"What I used to pass off as a bad summer could now potentially turn into a bad life." -- Chris Eigeman, Kicking and Screaming



School's out, 4-eva, high school, middle school or college -- here're some rentable recommendations from Flickipedia, capturing or recapturing that tingliest of seasons...

The Graduate
(1967) A generational emblem more than a movie, this Mike Nichols classic is about lostness, anomie and social incompleteness as only movies made in the late-60s-early-70s can be. Dustin Hoffman became a star in the unlikeliest of circumstances: as an aimless college grad who cannot get a fix on what he wants out of life. He is seduced by a family friend (Anne Bancroft), and is then pressured into dating her daughter (Katherine Ross); as life gets more complicated, he searches madly for any reason at all to choose one destiny over another. Credit is due to 1967 audiences, who saw themselves in this ambivalent portrait, and dared to ask big questions of themselves and their movies. Picture, if you can, the new millennium’s freshly graduated degree-holders with the same choice.

American Graffiti (1973) The first coming-of-age ensemble comedy in American movies? George Lucas’s sublime evocation of a midwestern 1962 of cars, rock ‘n roll radio and lost sub-adults certainly established the timeless stereotypes of that post-graduation summer night that everyone experiences: the high school sweethearts confronting college and separation (Ron Howard and Cindy Williams), the itchy smart kid who doesn’t know if college is what he wants (Richard Dreyfuss), the hopeless dweeb looking only to score (Charles Martin Smith), the cool dropout hood who cannot adjust to the real world (Paul LeMat). Roaringly funny and bittersweet.

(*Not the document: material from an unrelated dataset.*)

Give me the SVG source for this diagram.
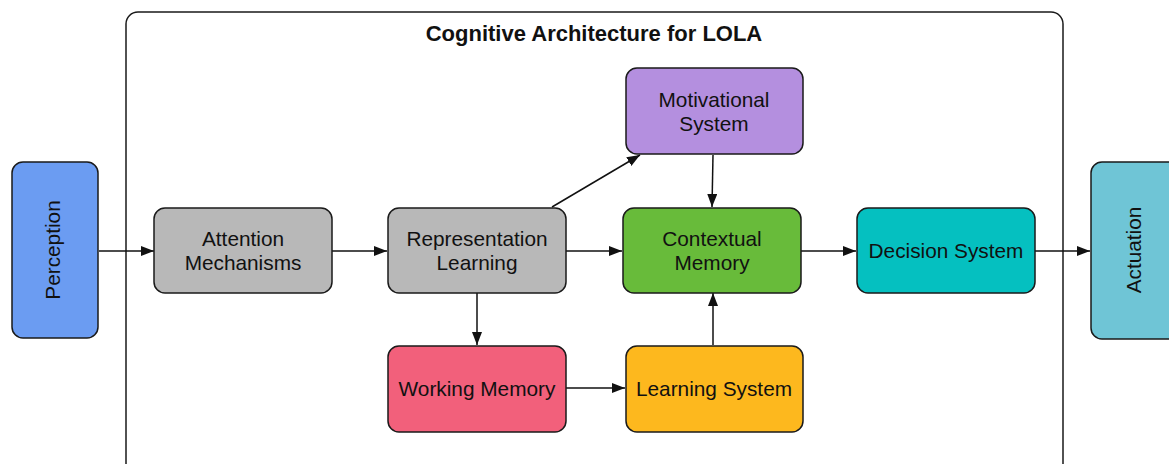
<svg xmlns="http://www.w3.org/2000/svg" width="1169" height="464" viewBox="0 0 1169 464">
<style>
.box{stroke:#1a1a1a;stroke-width:1.5}
.t{font-family:"Liberation Sans",Arial,sans-serif;font-size:20.8px;fill:#111;text-anchor:middle}
.title{font-family:"Liberation Sans",Arial,sans-serif;font-size:22px;font-weight:bold;fill:#111;text-anchor:middle}
.c{stroke:#111;stroke-width:1.5;fill:none;marker-end:url(#ah)}
</style>
<defs>
<marker id="ah" markerWidth="13" markerHeight="10" refX="13" refY="5" orient="auto" markerUnits="userSpaceOnUse">
<path d="M0,0 L13,5 L0,10 Z" fill="#111"/>
</marker>
</defs>
<rect width="1169" height="464" fill="#fff"/>
<g id="container">
<rect x="126" y="12" width="937" height="470" rx="12" fill="none" stroke="#1a1a1a" stroke-width="1.5"/>
<text class="title" x="594" y="41">Cognitive Architecture for LOLA</text>
</g>
<g id="connectors">
<line class="c" x1="99" y1="251" x2="154" y2="251"/>
<line class="c" x1="332" y1="251" x2="387" y2="251"/>
<line class="c" x1="566" y1="251" x2="622" y2="251"/>
<line class="c" x1="801" y1="251" x2="856" y2="251"/>
<line class="c" x1="1035" y1="251" x2="1090" y2="251"/>
<line class="c" x1="552" y1="207" x2="640" y2="155"/>
<line class="c" x1="713" y1="155" x2="712" y2="207"/>
<line class="c" x1="477" y1="293" x2="477" y2="345"/>
<line class="c" x1="566" y1="388" x2="625" y2="388"/>
<line class="c" x1="713" y1="345" x2="713" y2="293"/>
</g>
<g id="perception">
<rect class="box" x="12" y="162" width="86" height="176" rx="11" fill="#6b9cf2"/>
<text class="t" transform="translate(60,250) rotate(-90)">Perception</text>
</g>
<g id="attention">
<rect class="box" x="154" y="208" width="178" height="85" rx="11" fill="#b8b8b8"/>
<text class="t" x="243" y="246">Attention</text>
<text class="t" x="243" y="270">Mechanisms</text>
</g>
<g id="representation">
<rect class="box" x="388" y="208" width="178" height="85" rx="11" fill="#b8b8b8"/>
<text class="t" x="477" y="246">Representation</text>
<text class="t" x="477" y="270">Learning</text>
</g>
<g id="motivational">
<rect class="box" x="626" y="68" width="177" height="86" rx="11" fill="#b48fdf"/>
<text class="t" x="714" y="107">Motivational</text>
<text class="t" x="714" y="131">System</text>
</g>
<g id="contextual">
<rect class="box" x="623" y="208" width="178" height="85" rx="11" fill="#68bb3a"/>
<text class="t" x="712" y="246">Contextual</text>
<text class="t" x="712" y="270">Memory</text>
</g>
<g id="decision">
<rect class="box" x="857" y="208" width="178" height="85" rx="11" fill="#05c0c0"/>
<text class="t" x="946" y="258">Decision System</text>
</g>
<g id="working">
<rect class="box" x="388" y="346" width="178" height="86" rx="11" fill="#f2607b"/>
<text class="t" x="477" y="396">Working Memory</text>
</g>
<g id="learning">
<rect class="box" x="626" y="346" width="177" height="86" rx="11" fill="#fdb81e"/>
<text class="t" x="714" y="396">Learning System</text>
</g>
<g id="actuation">
<rect class="box" x="1091" y="162" width="88" height="177" rx="11" fill="#6fc5d6"/>
<text class="t" transform="translate(1141,250) rotate(-90)">Actuation</text>
</g>
</svg>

Fandango (1985) A narrow but rueful valentine to the college grads of the ‘Nam era, introducing the world to Kevin Costner, as the larky leader of a motley gang of sullen jerks either embracing the war, running from the draft, getting married or merely remaining drunkenly unconscious. Costner’s energy keeps it afloat.

Dazed and Confused (1993) This is what the beginning of summer, with school a fading memory already a day later, felt like for director Richard Linklater, whose milieu here was Texas in the late ‘70s. Trailing after a dozen or more recently freed high schoolers as they search for a party, contemplate their dubious role in the social order, and inflict/escape from the hazing rituals that may be particular to Austin suburb schools, the film is dense with detail, one-liners, deft performances and astutely observed reality – though it may take two viewings to mesh with the movie’s unique rhythms. It’s also something of The Outsiders of its generation, more or less introducing the world to Matthew McConaughey, Ben Affleck, Nicky Katt, Rory Cochrane, Joey Lauren Adams, Parker Posey, etc.

Kicking and Screaming (1995) Here was the late-century’s generational anthem film, except no one seemed terribly interested in identifying with it. Writer/director Noah Baumbach’s debut, the movie is a rueful portrait of four preppy, Ivy League-ish friends living off-campus, suddenly left in the weird afterworld where graduation has marked them as grown-ups but the indulgent, trivia-obsessed allure of college life maintains its grip. Baumbach poured a hundred college careers’ worth of ironic humor into the script, and Chris Eigemann, Josh Hamilton and Carlos Jacott are a dry riot. Eric Stoltz almost steals the movie in an improvised role as a philosophical bartender, but it’s hard not to fall for Olivia d’Abo as an impulsive creative-writing major conscious of her braces.

Can’t Hardly Wait
(1998) An overlooked gem among a hundred cretinous teen-party comedies, in which another dozen or so easily recognizable high school types flounder their way through a single night of epiphany, melodrama, humiliation, socialization, and beer. The film’s pulsing, forgiving heart and sharp ear (courtesy of writer/director team Deborah Kaplan and Harry Elfont) are responsible for the movie’s distinction; the joyous chaos of teenage parties are not easy to depict, but this movie gets it, with a title from an old Replacements song no less. Jennifer Love Hewitt and Ethan Embry are the mismatched hottie-&-nerd, but funnier and more believable are Lauren Ambrose’s quasi-goth cynic, Peter Facinelli’s monster jock, and Charlie Korsmo’s ultra-geek.

Ghost World (2001) The pioneering film portrait of a distinctive, universal and heretofore ignored teenage social class: the bitter, frumpy, snobbish, willfully unpopular "weirdos," self-defined only in disdainful opposition to their peers. It’s a state that often provides for a certain amount of lostness after graduation, which is what the heroines of Daniel Clowes’s graphic novel and Terry Zwigoff’s acerbic movie struggle with: the vacuum left once they’re left to their own devices. Thora Birch and Scarlett Johansson are pitch-perfect in what amounts to an act of modern anthropology – rescuing a lovable misfit teen type from obscurity.